| To be done |
Transcribe the full listing exactly, and drop every picture.

| Available data |
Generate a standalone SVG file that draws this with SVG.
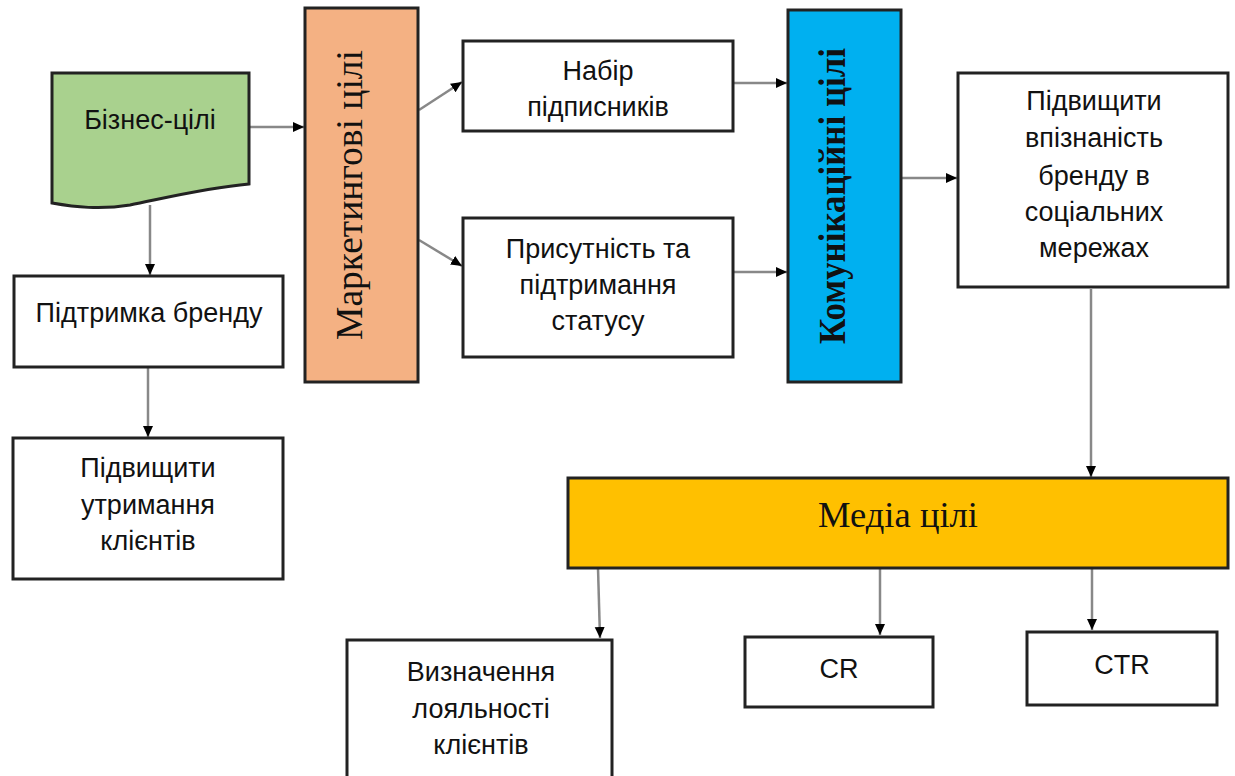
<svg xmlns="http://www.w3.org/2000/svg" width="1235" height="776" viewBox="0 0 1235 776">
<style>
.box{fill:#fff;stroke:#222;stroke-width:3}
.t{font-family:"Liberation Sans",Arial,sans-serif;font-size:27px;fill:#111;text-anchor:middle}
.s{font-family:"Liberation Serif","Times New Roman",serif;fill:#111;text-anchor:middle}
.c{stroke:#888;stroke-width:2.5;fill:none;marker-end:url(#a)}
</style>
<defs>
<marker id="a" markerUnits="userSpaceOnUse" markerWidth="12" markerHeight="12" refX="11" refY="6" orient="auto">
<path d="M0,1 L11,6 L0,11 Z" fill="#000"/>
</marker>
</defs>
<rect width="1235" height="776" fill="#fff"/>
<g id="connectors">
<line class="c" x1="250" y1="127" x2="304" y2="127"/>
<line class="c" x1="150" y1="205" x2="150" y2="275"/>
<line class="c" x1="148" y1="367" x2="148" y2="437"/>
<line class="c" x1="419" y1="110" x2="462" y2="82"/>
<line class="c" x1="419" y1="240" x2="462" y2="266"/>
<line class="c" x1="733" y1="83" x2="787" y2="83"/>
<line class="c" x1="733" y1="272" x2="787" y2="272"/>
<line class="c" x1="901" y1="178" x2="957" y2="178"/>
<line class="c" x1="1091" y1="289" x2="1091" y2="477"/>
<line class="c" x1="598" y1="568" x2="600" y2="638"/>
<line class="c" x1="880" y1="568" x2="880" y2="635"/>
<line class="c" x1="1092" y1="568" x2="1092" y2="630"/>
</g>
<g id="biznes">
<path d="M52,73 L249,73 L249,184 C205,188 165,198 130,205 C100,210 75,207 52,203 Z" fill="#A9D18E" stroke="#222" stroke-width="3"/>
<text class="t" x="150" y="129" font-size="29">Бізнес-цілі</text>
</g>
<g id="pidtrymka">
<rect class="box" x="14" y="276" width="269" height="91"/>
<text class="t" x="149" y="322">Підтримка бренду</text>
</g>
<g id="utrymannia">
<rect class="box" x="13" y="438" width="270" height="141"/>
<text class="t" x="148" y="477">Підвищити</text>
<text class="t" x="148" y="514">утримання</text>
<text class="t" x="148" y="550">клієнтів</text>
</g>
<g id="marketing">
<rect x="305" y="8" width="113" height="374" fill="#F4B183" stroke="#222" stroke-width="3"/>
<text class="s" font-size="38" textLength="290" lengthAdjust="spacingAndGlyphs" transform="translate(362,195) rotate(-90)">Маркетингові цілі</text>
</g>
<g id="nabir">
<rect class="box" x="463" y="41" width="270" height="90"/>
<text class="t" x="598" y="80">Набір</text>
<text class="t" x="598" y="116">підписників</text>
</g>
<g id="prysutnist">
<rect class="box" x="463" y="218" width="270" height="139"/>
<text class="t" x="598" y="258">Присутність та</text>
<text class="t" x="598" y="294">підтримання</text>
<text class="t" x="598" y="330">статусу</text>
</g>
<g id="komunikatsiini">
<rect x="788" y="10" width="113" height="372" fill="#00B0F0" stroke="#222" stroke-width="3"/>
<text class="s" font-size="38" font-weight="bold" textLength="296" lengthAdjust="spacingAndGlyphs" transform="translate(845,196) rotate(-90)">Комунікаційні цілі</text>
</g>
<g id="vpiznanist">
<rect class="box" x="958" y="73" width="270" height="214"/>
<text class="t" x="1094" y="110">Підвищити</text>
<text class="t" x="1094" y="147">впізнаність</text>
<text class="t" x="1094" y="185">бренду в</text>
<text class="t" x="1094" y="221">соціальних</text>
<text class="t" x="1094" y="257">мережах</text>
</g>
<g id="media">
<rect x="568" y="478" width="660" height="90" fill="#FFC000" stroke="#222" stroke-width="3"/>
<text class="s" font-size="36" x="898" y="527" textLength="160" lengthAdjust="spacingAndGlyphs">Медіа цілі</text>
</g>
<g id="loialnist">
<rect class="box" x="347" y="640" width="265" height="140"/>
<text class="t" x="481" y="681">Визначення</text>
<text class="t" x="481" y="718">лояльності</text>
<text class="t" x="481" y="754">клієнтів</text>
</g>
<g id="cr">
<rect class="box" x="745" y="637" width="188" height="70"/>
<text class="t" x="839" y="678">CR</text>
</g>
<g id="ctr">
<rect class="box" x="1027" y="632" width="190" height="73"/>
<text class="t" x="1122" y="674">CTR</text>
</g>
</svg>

| Finished answer |
Generate a standalone SVG file that draws this with SVG.
<svg xmlns="http://www.w3.org/2000/svg" width="1235" height="776" viewBox="0 0 1235 776">
<style>
.box{fill:#fff;stroke:#222;stroke-width:3}
.t{font-family:"Liberation Sans",Arial,sans-serif;font-size:27px;fill:#111;text-anchor:middle}
.s{font-family:"Liberation Serif","Times New Roman",serif;fill:#111;text-anchor:middle}
.c{stroke:#888;stroke-width:2.5;fill:none;marker-end:url(#a)}
</style>
<defs>
<marker id="a" markerUnits="userSpaceOnUse" markerWidth="12" markerHeight="12" refX="11" refY="6" orient="auto">
<path d="M0,1 L11,6 L0,11 Z" fill="#000"/>
</marker>
</defs>
<rect width="1235" height="776" fill="#fff"/>
<g id="connectors">
<line class="c" x1="250" y1="127" x2="304" y2="127"/>
<line class="c" x1="150" y1="205" x2="150" y2="275"/>
<line class="c" x1="148" y1="367" x2="148" y2="437"/>
<line class="c" x1="419" y1="110" x2="462" y2="82"/>
<line class="c" x1="419" y1="240" x2="462" y2="266"/>
<line class="c" x1="733" y1="83" x2="787" y2="83"/>
<line class="c" x1="733" y1="272" x2="787" y2="272"/>
<line class="c" x1="901" y1="178" x2="957" y2="178"/>
<line class="c" x1="1091" y1="289" x2="1091" y2="477"/>
<line class="c" x1="598" y1="568" x2="600" y2="638"/>
<line class="c" x1="880" y1="568" x2="880" y2="635"/>
<line class="c" x1="1092" y1="568" x2="1092" y2="630"/>
</g>
<g id="biznes">
<path d="M52,73 L249,73 L249,184 C205,188 165,198 130,205 C100,210 75,207 52,203 Z" fill="#A9D18E" stroke="#222" stroke-width="3"/>
<text class="t" x="150" y="129" font-size="29">Бізнес-цілі</text>
</g>
<g id="pidtrymka">
<rect class="box" x="14" y="276" width="269" height="91"/>
<text class="t" x="149" y="322">Підтримка бренду</text>
</g>
<g id="utrymannia">
<rect class="box" x="13" y="438" width="270" height="141"/>
<text class="t" x="148" y="477">Підвищити</text>
<text class="t" x="148" y="514">утримання</text>
<text class="t" x="148" y="550">клієнтів</text>
</g>
<g id="marketing">
<rect x="305" y="8" width="113" height="374" fill="#F4B183" stroke="#222" stroke-width="3"/>
<text class="s" font-size="38" textLength="290" lengthAdjust="spacingAndGlyphs" transform="translate(362,195) rotate(-90)">Маркетингові цілі</text>
</g>
<g id="nabir">
<rect class="box" x="463" y="41" width="270" height="90"/>
<text class="t" x="598" y="80">Набір</text>
<text class="t" x="598" y="116">підписників</text>
</g>
<g id="prysutnist">
<rect class="box" x="463" y="218" width="270" height="139"/>
<text class="t" x="598" y="258">Присутність та</text>
<text class="t" x="598" y="294">підтримання</text>
<text class="t" x="598" y="330">статусу</text>
</g>
<g id="komunikatsiini">
<rect x="788" y="10" width="113" height="372" fill="#00B0F0" stroke="#222" stroke-width="3"/>
<text class="s" font-size="38" font-weight="bold" textLength="296" lengthAdjust="spacingAndGlyphs" transform="translate(845,196) rotate(-90)">Комунікаційні цілі</text>
</g>
<g id="vpiznanist">
<rect class="box" x="958" y="73" width="270" height="214"/>
<text class="t" x="1094" y="110">Підвищити</text>
<text class="t" x="1094" y="147">впізнаність</text>
<text class="t" x="1094" y="185">бренду в</text>
<text class="t" x="1094" y="221">соціальних</text>
<text class="t" x="1094" y="257">мережах</text>
</g>
<g id="media">
<rect x="568" y="478" width="660" height="90" fill="#FFC000" stroke="#222" stroke-width="3"/>
<text class="s" font-size="36" x="898" y="527" textLength="160" lengthAdjust="spacingAndGlyphs">Медіа цілі</text>
</g>
<g id="loialnist">
<rect class="box" x="347" y="640" width="265" height="140"/>
<text class="t" x="481" y="681">Визначення</text>
<text class="t" x="481" y="718">лояльності</text>
<text class="t" x="481" y="754">клієнтів</text>
</g>
<g id="cr">
<rect class="box" x="745" y="637" width="188" height="70"/>
<text class="t" x="839" y="678">CR</text>
</g>
<g id="ctr">
<rect class="box" x="1027" y="632" width="190" height="73"/>
<text class="t" x="1122" y="674">CTR</text>
</g>
</svg>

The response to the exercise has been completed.